__EXERCISE INSTRUCTIONS__. Drop every picture, then transcribe the remaining data exactly.
**********
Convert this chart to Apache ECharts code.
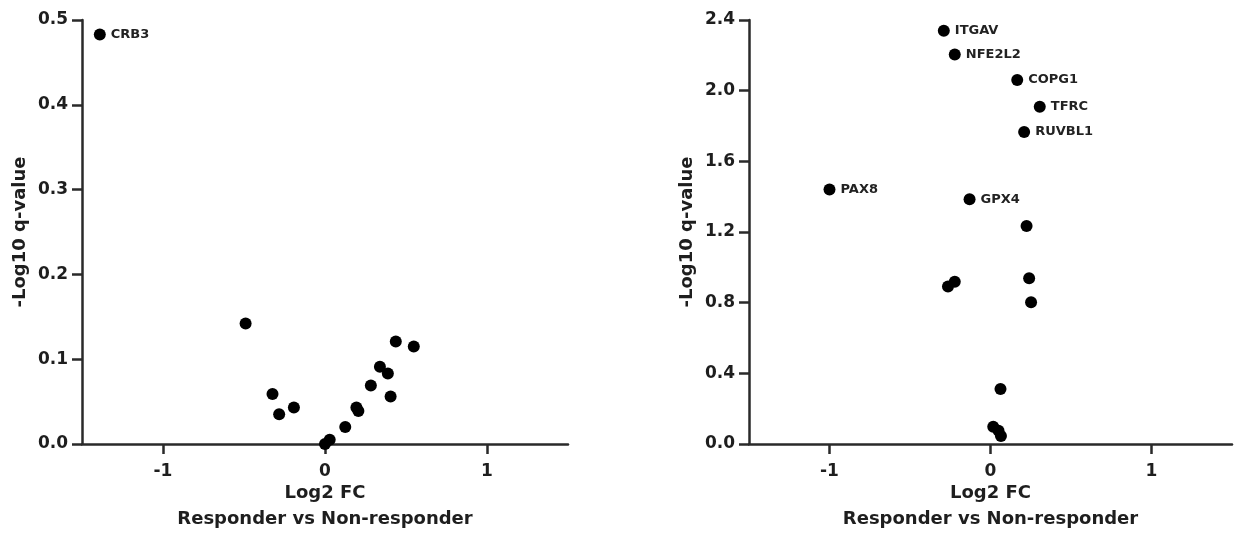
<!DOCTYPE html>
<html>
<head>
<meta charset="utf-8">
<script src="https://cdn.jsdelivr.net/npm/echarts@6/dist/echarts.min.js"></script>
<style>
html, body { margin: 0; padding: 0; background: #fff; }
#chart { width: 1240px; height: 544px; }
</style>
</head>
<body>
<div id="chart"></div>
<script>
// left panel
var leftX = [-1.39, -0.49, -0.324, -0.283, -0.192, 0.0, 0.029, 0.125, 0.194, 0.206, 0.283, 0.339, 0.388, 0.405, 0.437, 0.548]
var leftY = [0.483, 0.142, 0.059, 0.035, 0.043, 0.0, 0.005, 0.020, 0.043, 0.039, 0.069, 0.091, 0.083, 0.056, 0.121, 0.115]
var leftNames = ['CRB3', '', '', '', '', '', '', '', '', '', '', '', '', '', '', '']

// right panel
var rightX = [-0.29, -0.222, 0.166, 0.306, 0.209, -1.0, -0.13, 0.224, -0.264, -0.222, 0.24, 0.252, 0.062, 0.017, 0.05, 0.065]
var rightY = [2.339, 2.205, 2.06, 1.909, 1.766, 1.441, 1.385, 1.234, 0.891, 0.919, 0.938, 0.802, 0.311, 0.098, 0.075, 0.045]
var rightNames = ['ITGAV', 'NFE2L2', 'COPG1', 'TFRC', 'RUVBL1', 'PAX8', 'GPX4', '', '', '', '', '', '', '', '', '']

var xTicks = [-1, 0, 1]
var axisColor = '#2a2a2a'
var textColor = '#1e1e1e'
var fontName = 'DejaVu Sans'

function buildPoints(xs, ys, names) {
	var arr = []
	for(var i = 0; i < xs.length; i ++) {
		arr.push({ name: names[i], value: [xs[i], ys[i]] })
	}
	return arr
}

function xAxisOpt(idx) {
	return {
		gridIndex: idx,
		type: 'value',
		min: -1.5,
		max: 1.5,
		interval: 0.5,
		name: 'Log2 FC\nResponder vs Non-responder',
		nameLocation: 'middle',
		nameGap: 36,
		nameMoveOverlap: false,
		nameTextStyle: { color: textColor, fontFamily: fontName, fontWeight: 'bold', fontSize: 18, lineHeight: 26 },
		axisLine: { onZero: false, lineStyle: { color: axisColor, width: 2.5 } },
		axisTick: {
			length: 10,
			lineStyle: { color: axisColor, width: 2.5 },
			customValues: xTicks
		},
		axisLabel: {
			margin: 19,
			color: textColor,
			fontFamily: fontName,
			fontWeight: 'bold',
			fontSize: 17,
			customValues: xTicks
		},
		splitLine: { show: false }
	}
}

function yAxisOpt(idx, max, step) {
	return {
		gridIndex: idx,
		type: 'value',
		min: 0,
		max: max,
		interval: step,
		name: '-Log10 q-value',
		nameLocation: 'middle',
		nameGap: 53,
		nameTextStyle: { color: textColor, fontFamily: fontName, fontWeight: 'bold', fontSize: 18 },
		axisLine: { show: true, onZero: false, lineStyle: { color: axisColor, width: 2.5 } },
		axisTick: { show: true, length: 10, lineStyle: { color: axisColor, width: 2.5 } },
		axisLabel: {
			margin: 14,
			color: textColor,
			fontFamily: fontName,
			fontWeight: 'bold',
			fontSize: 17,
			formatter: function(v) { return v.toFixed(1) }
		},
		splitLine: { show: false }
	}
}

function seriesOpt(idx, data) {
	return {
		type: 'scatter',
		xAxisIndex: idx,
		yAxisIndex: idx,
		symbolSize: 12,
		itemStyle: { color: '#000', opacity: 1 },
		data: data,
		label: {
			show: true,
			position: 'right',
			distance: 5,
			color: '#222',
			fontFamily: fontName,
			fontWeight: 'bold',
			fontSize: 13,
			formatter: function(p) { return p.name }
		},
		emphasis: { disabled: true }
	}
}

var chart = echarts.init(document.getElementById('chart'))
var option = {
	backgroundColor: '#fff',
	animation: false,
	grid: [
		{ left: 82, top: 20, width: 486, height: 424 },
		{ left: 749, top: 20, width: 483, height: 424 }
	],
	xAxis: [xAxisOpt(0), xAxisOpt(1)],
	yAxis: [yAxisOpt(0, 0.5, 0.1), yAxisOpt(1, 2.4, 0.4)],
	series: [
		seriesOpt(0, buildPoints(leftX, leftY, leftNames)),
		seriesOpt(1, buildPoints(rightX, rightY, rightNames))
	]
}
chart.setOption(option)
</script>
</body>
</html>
**********
__ANSWER TO THE PROBLEM__.
Convert this chart to Apache ECharts code.
<!DOCTYPE html>
<html>
<head>
<meta charset="utf-8">
<script src="https://cdn.jsdelivr.net/npm/echarts@6/dist/echarts.min.js"></script>
<style>
html, body { margin: 0; padding: 0; background: #fff; }
#chart { width: 1240px; height: 544px; }
</style>
</head>
<body>
<div id="chart"></div>
<script>
// left panel
var leftX = [-1.39, -0.49, -0.324, -0.283, -0.192, 0.0, 0.029, 0.125, 0.194, 0.206, 0.283, 0.339, 0.388, 0.405, 0.437, 0.548]
var leftY = [0.483, 0.142, 0.059, 0.035, 0.043, 0.0, 0.005, 0.020, 0.043, 0.039, 0.069, 0.091, 0.083, 0.056, 0.121, 0.115]
var leftNames = ['CRB3', '', '', '', '', '', '', '', '', '', '', '', '', '', '', '']

// right panel
var rightX = [-0.29, -0.222, 0.166, 0.306, 0.209, -1.0, -0.13, 0.224, -0.264, -0.222, 0.24, 0.252, 0.062, 0.017, 0.05, 0.065]
var rightY = [2.339, 2.205, 2.06, 1.909, 1.766, 1.441, 1.385, 1.234, 0.891, 0.919, 0.938, 0.802, 0.311, 0.098, 0.075, 0.045]
var rightNames = ['ITGAV', 'NFE2L2', 'COPG1', 'TFRC', 'RUVBL1', 'PAX8', 'GPX4', '', '', '', '', '', '', '', '', '']

var xTicks = [-1, 0, 1]
var axisColor = '#2a2a2a'
var textColor = '#1e1e1e'
var fontName = 'DejaVu Sans'

function buildPoints(xs, ys, names) {
	var arr = []
	for(var i = 0; i < xs.length; i ++) {
		arr.push({ name: names[i], value: [xs[i], ys[i]] })
	}
	return arr
}

function xAxisOpt(idx) {
	return {
		gridIndex: idx,
		type: 'value',
		min: -1.5,
		max: 1.5,
		interval: 0.5,
		name: 'Log2 FC\nResponder vs Non-responder',
		nameLocation: 'middle',
		nameGap: 36,
		nameMoveOverlap: false,
		nameTextStyle: { color: textColor, fontFamily: fontName, fontWeight: 'bold', fontSize: 18, lineHeight: 26 },
		axisLine: { onZero: false, lineStyle: { color: axisColor, width: 2.5 } },
		axisTick: {
			length: 10,
			lineStyle: { color: axisColor, width: 2.5 },
			customValues: xTicks
		},
		axisLabel: {
			margin: 19,
			color: textColor,
			fontFamily: fontName,
			fontWeight: 'bold',
			fontSize: 17,
			customValues: xTicks
		},
		splitLine: { show: false }
	}
}

function yAxisOpt(idx, max, step) {
	return {
		gridIndex: idx,
		type: 'value',
		min: 0,
		max: max,
		interval: step,
		name: '-Log10 q-value',
		nameLocation: 'middle',
		nameGap: 53,
		nameTextStyle: { color: textColor, fontFamily: fontName, fontWeight: 'bold', fontSize: 18 },
		axisLine: { show: true, onZero: false, lineStyle: { color: axisColor, width: 2.5 } },
		axisTick: { show: true, length: 10, lineStyle: { color: axisColor, width: 2.5 } },
		axisLabel: {
			margin: 14,
			color: textColor,
			fontFamily: fontName,
			fontWeight: 'bold',
			fontSize: 17,
			formatter: function(v) { return v.toFixed(1) }
		},
		splitLine: { show: false }
	}
}

function seriesOpt(idx, data) {
	return {
		type: 'scatter',
		xAxisIndex: idx,
		yAxisIndex: idx,
		symbolSize: 12,
		itemStyle: { color: '#000', opacity: 1 },
		data: data,
		label: {
			show: true,
			position: 'right',
			distance: 5,
			color: '#222',
			fontFamily: fontName,
			fontWeight: 'bold',
			fontSize: 13,
			formatter: function(p) { return p.name }
		},
		emphasis: { disabled: true }
	}
}

var chart = echarts.init(document.getElementById('chart'))
var option = {
	backgroundColor: '#fff',
	animation: false,
	grid: [
		{ left: 82, top: 20, width: 486, height: 424 },
		{ left: 749, top: 20, width: 483, height: 424 }
	],
	xAxis: [xAxisOpt(0), xAxisOpt(1)],
	yAxis: [yAxisOpt(0, 0.5, 0.1), yAxisOpt(1, 2.4, 0.4)],
	series: [
		seriesOpt(0, buildPoints(leftX, leftY, leftNames)),
		seriesOpt(1, buildPoints(rightX, rightY, rightNames))
	]
}
chart.setOption(option)
</script>
</body>
</html>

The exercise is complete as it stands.